Aimee Donnellan –
Britain’s subprime M&A party is closed to gatecrashers, yet nobody seems to have told investors in Provident Financial. Shares in the UK lender are trading more than 10 per cent above much smaller rival Non-Standard Finance’s hostile £1.2 billion bid.
Given that over 50 per cent of Provident shareholders have accepted the deal on the table, any white knight has probably left it too late.
Earlier this month NSF Chief Executive John van Kuffeler announced he had secured the minimum support required to get the deal over the line.
Still, some Provident investors are not convinced the battle is over. One of the company’s largest shareholders reckons another bidder could take a punt, or that NSF could sweeten its offer.
That optimism is evident in market prices. NSF is offering 8.88 of its shares for each Provident share, valuing the target at 467 pence per share based on Thursday’s closing price.
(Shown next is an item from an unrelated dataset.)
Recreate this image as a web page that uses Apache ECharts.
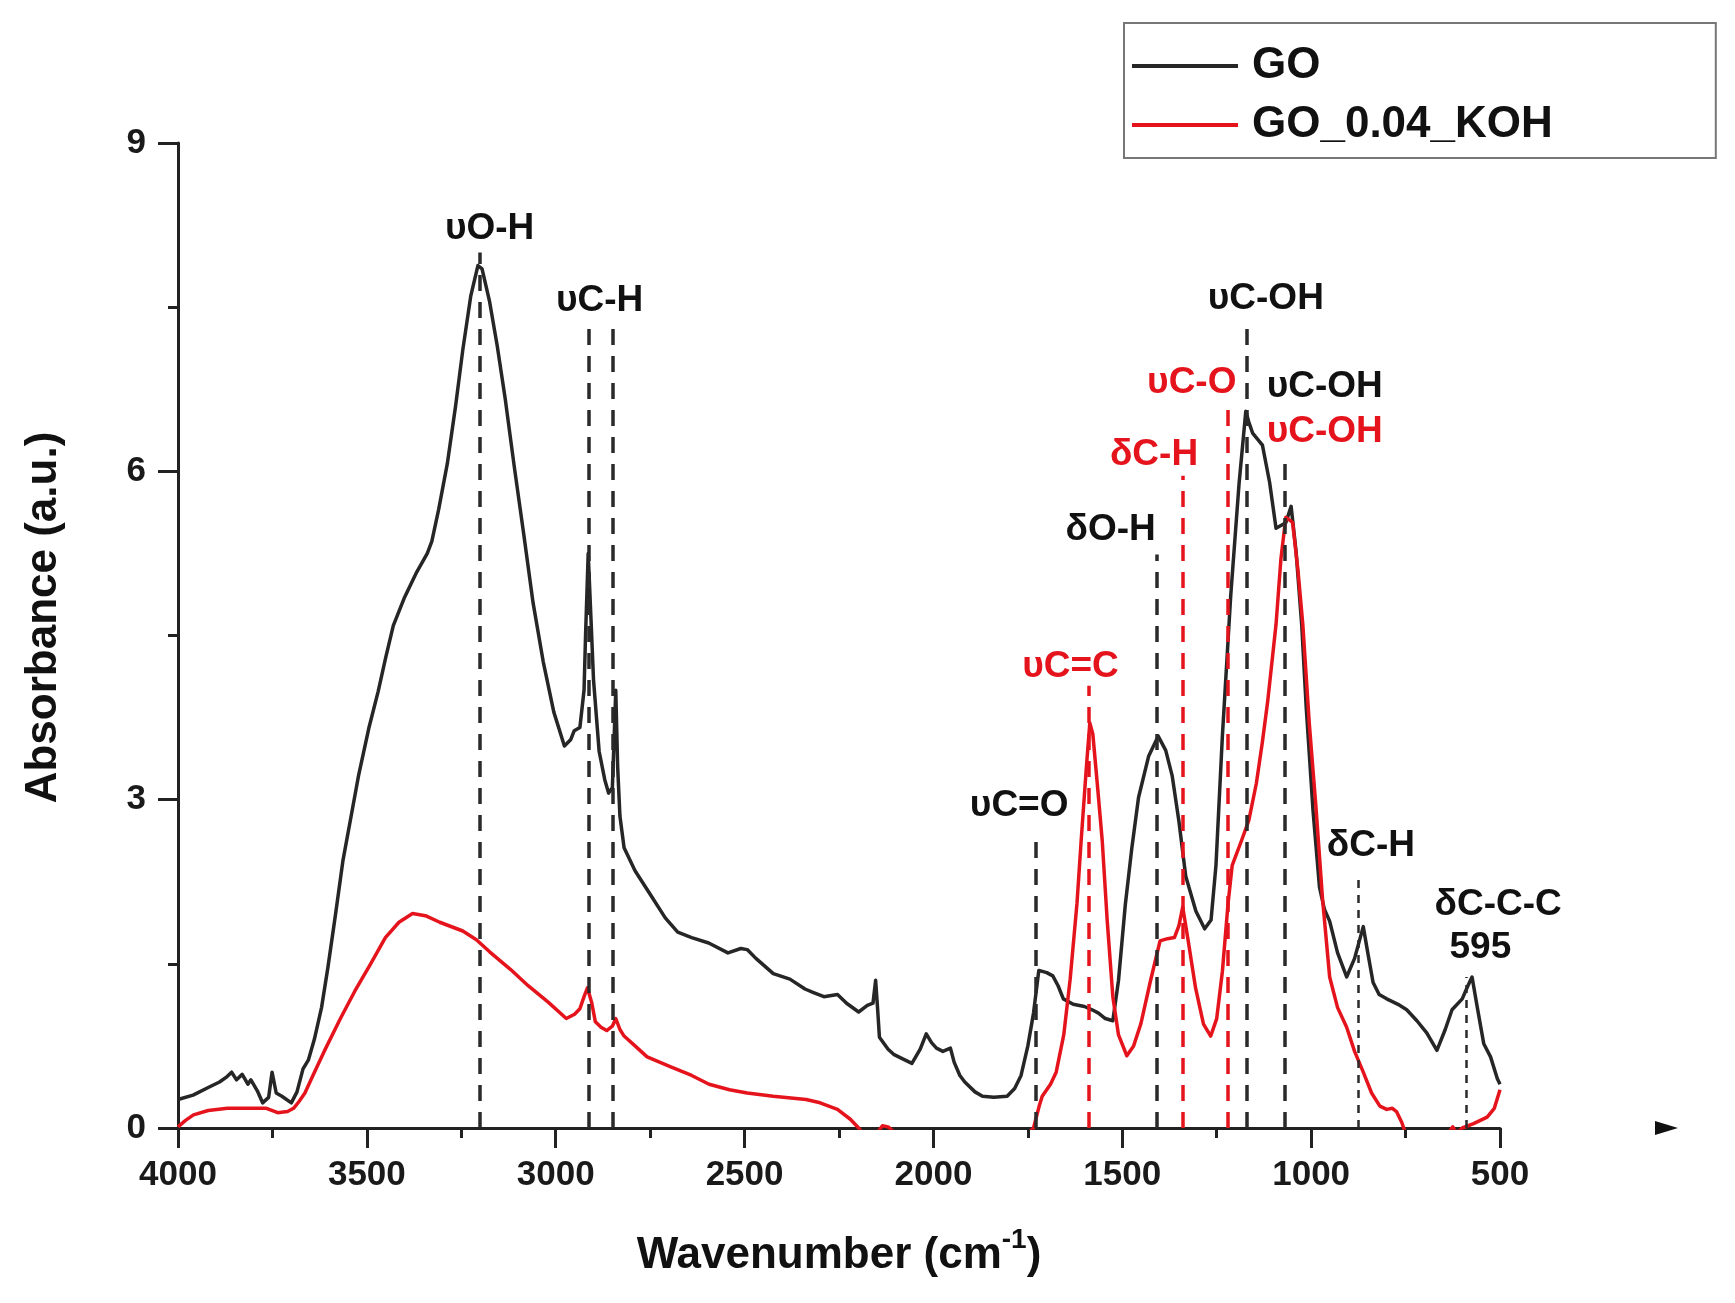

Yet Provident shares closed at 522 pence. That’s unusual: target companies typically trade at a discount to hostile offers.
Although van Kuffeler has the support he needs to claim victory, he is aiming to get shareholders representing 90 per cent of the company onside.
The remaining Provident investors could hold out and demand an even bigger chunk of the combined group than the 88 per cent they are set to receive. However, if NSF hands over more of its shares to Provident, its own share price would probably suffer, cancelling out the benefit of any sweetener.
Regulators could still scupper the deal. Britain’s competition watchdog could block it if NSF is unable to demerge part of the combined business. Meanwhile, the Financial Conduct Authority has raised the alarm about NSF’s plan to reintroduce incentives for Provident’s agents.
Assuming NSF can overcome these hurdles, it remains in a strong position to declare victory. The all-share takeover is effectively a way to replace Provident’s management team. If van Kuffeler does not deliver, shareholders will always have the option of selling out to another bidder later.